Numerous reports celebrate the diligence of the Lingshui County PAFD Political Commissar Colonel Xing Jincheng on building up the maritime militia under his authority. After transferring to the Lingshui PAFD from his position as deputy political commissar of a PLA regiment, Colonel Xing expressed an unwillingness to relax in an easy “reserves” job. Dismissing suggestions that he rest after a long career, and ride out his final posting on Hainan’s scenic southern coast, Xing is lionized for instead devoting great energy to enforcing strict discipline in the PAFD staff and in building the Lingshui Maritime Militia. Extensive media coverage of Xing puts his efforts in the context of the latest PLA reforms; and the growing mission role of maritime rights protection, extending down to even grassroots PAFDs.

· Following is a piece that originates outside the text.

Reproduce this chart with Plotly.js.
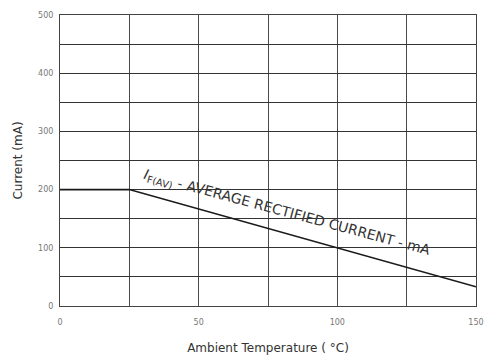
<!DOCTYPE html>
<html>
<head>
<meta charset="utf-8">
<script src="https://cdn.plot.ly/plotly-3.0.1.min.js"></script>
<style>
  html, body { margin: 0; padding: 0; background: #ffffff; }
  #chart { width: 486px; height: 357px; }
</style>
</head>
<body>
<div id="chart"></div>
<script>
// Derating curve: average rectified current vs ambient temperature
const temperature = [0, 25, 150];
const current = [200, 200, 33];

const xTickVals = [0, 25, 50, 75, 100, 125, 150];
const xTickText = ['0', '', '50', '', '100', '', '150'];
const yTickVals = [0, 50, 100, 150, 200, 250, 300, 350, 400, 450, 500];
const yTickText = ['0', '', '100', '', '200', '', '300', '', '400', '', '500'];

const curveLabel = '<i>I</i><sub>F(AV)</sub> - AVERAGE RECTIFIED CURRENT - mA';

const fontFamily = 'DejaVu Sans, Verdana, sans-serif';

const trace = {
  x: temperature,
  y: current,
  type: 'scatter',
  mode: 'lines',
  line: { color: '#1a1a1a', width: 1.6 },
  hoverinfo: 'skip',
  showlegend: false
};

const layout = {
  width: 486,
  height: 357,
  margin: { l: 60, r: 10, t: 15, b: 51 },
  paper_bgcolor: '#ffffff',
  plot_bgcolor: '#ffffff',
  font: { family: fontFamily, color: '#333333' },
  xaxis: {
    range: [0, 150],
    tickmode: 'array',
    tickvals: xTickVals,
    ticktext: xTickText,
    showgrid: true,
    gridcolor: '#4a4a4a',
    gridwidth: 1,
    zeroline: false,
    showline: true,
    linecolor: '#444444',
    linewidth: 1,
    mirror: true,
    ticks: '',
    ticklabelstandoff: 8,
    tickfont: { size: 8, color: '#777777', family: fontFamily },
    title: {
      text: 'Ambient Temperature ( \u00B0C)',
      font: { size: 12, color: '#333333', family: fontFamily },
      standoff: 18
    }
  },
  yaxis: {
    range: [0, 500],
    tickmode: 'array',
    tickvals: yTickVals,
    ticktext: yTickText,
    showgrid: true,
    gridcolor: '#333333',
    gridwidth: 1,
    zeroline: false,
    showline: true,
    linecolor: '#444444',
    linewidth: 1,
    mirror: true,
    ticks: '',
    ticklabelstandoff: 4,
    tickfont: { size: 8, color: '#777777', family: fontFamily },
    title: {
      text: 'Current (mA)',
      font: { size: 12, color: '#333333', family: fontFamily },
      standoff: 12
    }
  },
  annotations: [{
    x: 82,
    y: 160,
    xref: 'x',
    yref: 'y',
    text: curveLabel,
    showarrow: false,
    textangle: 15,
    xanchor: 'center',
    yanchor: 'middle',
    font: { size: 14, color: '#333333', family: fontFamily }
  }]
};

Plotly.newPlot('chart', [trace], layout, { displayModeBar: false, staticPlot: true });
</script>
</body>
</html>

Other reports indicate that local government officials must fulfill their responsibilities in supporting national defense mobilization work as a key function of their position or else risk losing their jobs. For example, an article in the November 2016 issue of China’s Militia featuring Guangxi Autonomous Region’s efforts in this respect included an unattributed quote referencing military work by local civilian government and Party leaders: “[those] who don’t stress the importance of and cannot grasp armed forces work are incompetent and derelict in their duties.” The article then explains how Guangxi Party and government officials have increased their maritime militia force in response to the growing mission of rights protection in the South China Sea. China has raised Military-Civilian Fusion to the level of national strategy, as documented in the 2013 doctrinal volume Science of Military Strategy. As a result, officials in coastal provinces can be subject to performance metrics in construction of “maritime mobilization forces” (such as maritime militia) when considered for career advancement.